Given exercise ▸
Say how many lines in the data below contain the word "React", and give no other text.

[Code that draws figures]
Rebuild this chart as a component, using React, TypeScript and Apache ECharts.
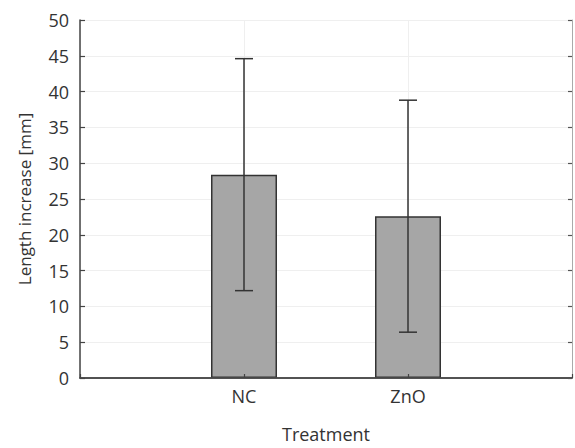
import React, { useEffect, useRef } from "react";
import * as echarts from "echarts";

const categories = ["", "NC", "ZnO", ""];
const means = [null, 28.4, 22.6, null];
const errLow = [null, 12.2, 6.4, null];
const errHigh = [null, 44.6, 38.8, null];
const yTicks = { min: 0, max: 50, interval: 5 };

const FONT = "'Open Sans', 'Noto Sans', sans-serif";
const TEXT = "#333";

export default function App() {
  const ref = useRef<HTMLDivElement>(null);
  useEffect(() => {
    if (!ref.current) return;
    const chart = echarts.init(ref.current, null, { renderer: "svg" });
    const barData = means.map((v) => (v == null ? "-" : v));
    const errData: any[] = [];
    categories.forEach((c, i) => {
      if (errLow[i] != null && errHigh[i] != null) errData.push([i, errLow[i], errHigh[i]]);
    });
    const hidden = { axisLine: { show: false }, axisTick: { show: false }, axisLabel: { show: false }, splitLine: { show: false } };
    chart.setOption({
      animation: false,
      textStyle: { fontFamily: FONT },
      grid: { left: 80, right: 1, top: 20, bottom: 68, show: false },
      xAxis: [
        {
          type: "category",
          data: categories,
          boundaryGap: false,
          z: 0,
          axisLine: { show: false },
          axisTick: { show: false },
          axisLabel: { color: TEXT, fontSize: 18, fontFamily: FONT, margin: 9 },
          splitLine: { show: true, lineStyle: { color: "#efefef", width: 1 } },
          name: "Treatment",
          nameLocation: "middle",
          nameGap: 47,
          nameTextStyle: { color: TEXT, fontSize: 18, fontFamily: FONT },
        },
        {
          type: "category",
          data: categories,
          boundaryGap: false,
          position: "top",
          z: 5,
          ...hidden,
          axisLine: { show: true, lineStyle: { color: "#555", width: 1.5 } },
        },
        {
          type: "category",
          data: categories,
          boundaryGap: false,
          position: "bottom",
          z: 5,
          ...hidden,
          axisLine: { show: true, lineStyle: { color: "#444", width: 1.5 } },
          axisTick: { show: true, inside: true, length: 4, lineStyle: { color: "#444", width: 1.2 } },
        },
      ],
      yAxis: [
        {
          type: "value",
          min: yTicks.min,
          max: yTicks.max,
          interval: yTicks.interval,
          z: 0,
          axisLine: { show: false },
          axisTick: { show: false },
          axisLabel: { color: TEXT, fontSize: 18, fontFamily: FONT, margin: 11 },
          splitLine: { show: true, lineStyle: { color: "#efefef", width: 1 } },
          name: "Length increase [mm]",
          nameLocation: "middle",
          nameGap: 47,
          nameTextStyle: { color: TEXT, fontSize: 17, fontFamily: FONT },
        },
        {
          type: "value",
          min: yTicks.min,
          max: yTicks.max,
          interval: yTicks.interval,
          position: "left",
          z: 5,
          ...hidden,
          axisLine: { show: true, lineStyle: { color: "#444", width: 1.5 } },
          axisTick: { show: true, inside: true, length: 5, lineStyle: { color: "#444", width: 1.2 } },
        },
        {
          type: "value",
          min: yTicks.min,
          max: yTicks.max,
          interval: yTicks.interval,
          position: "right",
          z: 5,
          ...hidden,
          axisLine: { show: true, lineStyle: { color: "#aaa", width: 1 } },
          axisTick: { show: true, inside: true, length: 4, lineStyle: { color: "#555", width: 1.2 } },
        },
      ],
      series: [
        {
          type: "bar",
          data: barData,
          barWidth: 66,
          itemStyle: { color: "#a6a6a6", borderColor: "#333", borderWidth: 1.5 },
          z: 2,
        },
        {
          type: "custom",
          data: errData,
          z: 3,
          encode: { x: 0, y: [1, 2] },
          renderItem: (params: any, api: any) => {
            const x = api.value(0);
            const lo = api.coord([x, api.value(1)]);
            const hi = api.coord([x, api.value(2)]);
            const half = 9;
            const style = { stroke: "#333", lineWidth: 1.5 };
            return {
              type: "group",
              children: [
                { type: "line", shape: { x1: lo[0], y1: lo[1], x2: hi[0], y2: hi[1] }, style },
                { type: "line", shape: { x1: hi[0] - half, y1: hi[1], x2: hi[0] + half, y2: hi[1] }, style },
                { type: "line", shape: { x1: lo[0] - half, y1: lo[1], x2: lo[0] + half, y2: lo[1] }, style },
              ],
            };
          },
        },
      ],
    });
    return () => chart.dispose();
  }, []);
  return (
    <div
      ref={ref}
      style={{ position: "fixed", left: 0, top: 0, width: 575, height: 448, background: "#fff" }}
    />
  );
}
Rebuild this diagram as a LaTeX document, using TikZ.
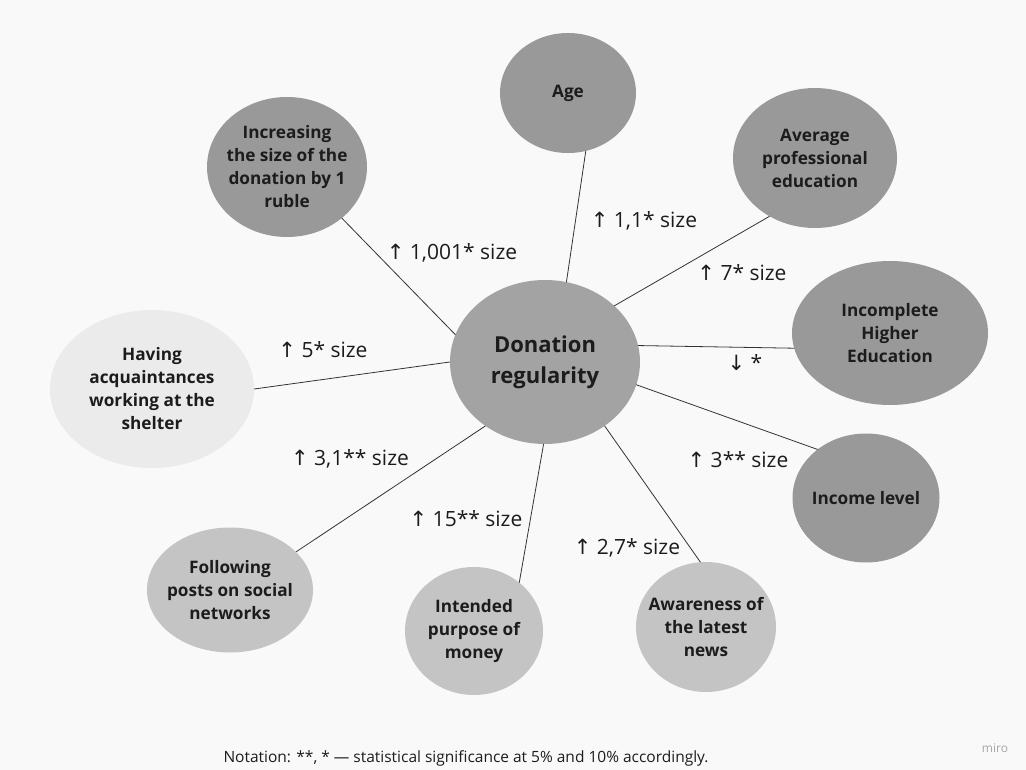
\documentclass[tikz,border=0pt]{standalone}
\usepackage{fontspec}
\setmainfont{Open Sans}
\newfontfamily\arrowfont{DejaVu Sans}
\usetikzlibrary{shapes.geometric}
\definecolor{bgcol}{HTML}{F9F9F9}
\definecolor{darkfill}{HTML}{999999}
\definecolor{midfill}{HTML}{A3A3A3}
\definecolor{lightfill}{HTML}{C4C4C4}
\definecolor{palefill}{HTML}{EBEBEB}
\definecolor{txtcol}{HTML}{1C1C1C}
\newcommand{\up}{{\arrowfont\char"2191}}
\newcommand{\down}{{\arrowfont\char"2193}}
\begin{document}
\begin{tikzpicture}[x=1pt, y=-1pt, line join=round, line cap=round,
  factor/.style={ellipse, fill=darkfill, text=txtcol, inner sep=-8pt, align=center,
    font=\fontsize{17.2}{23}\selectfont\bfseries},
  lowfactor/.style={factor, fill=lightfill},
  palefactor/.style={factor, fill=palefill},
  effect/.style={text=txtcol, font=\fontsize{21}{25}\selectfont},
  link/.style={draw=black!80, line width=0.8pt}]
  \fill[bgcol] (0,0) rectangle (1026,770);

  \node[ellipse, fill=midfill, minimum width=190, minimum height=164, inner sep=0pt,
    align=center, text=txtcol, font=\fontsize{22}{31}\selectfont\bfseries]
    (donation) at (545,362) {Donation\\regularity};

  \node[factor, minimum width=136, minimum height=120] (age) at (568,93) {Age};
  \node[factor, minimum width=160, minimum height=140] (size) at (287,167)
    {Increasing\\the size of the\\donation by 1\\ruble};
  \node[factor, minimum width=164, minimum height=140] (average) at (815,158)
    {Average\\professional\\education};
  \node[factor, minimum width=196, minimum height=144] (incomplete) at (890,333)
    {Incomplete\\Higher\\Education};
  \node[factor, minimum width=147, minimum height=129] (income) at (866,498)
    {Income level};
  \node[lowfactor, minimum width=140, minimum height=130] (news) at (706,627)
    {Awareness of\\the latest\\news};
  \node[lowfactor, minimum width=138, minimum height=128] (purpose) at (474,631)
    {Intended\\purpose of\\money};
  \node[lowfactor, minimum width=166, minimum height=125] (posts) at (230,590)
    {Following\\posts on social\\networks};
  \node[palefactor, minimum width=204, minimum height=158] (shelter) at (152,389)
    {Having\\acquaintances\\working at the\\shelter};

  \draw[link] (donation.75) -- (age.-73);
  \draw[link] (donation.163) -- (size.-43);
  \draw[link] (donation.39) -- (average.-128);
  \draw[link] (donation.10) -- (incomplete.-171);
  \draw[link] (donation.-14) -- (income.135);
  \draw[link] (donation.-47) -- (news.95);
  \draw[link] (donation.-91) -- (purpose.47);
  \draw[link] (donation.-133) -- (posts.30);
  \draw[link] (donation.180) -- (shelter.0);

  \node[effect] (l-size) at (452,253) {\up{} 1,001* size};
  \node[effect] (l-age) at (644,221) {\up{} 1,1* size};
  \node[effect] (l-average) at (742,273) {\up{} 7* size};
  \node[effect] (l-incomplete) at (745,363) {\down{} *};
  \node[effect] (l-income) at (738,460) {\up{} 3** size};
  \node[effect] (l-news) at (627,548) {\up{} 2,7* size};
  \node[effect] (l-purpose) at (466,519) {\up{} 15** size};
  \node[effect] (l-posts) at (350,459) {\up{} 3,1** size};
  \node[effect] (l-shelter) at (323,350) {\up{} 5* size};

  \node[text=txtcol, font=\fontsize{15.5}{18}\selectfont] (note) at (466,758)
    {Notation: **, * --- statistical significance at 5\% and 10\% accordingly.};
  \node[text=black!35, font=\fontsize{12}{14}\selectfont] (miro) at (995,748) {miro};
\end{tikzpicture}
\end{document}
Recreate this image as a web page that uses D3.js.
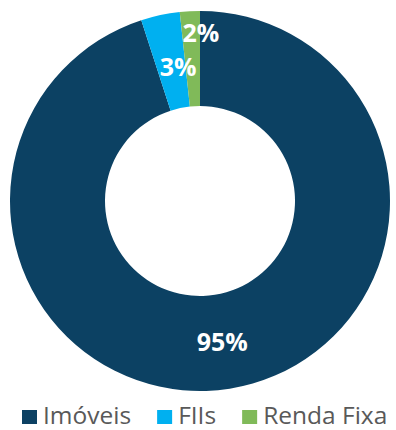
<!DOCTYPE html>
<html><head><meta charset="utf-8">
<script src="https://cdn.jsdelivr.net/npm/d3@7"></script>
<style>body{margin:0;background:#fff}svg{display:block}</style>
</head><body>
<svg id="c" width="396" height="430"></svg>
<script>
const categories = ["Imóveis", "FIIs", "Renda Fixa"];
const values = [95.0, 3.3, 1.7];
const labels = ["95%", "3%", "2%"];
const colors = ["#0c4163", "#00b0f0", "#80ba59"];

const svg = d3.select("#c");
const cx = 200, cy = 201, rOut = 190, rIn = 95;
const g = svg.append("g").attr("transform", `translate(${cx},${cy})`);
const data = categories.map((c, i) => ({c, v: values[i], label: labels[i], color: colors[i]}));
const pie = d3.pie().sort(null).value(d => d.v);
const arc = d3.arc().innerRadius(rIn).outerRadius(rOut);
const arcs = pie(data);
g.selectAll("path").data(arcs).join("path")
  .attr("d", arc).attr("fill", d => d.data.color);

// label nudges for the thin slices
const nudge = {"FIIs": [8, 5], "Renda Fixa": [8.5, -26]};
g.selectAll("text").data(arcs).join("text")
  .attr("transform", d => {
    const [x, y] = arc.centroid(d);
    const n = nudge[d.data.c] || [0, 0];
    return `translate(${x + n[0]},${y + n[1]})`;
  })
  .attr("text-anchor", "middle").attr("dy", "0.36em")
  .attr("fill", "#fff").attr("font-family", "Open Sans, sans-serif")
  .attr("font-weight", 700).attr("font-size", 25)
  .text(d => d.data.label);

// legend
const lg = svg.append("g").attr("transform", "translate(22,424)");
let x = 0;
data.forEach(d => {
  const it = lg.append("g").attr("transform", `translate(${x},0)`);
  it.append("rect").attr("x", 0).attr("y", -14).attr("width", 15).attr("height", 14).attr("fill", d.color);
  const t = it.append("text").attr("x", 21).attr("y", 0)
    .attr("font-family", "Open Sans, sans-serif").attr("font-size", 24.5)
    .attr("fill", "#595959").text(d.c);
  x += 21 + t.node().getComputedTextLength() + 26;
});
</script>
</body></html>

Output below ▸
2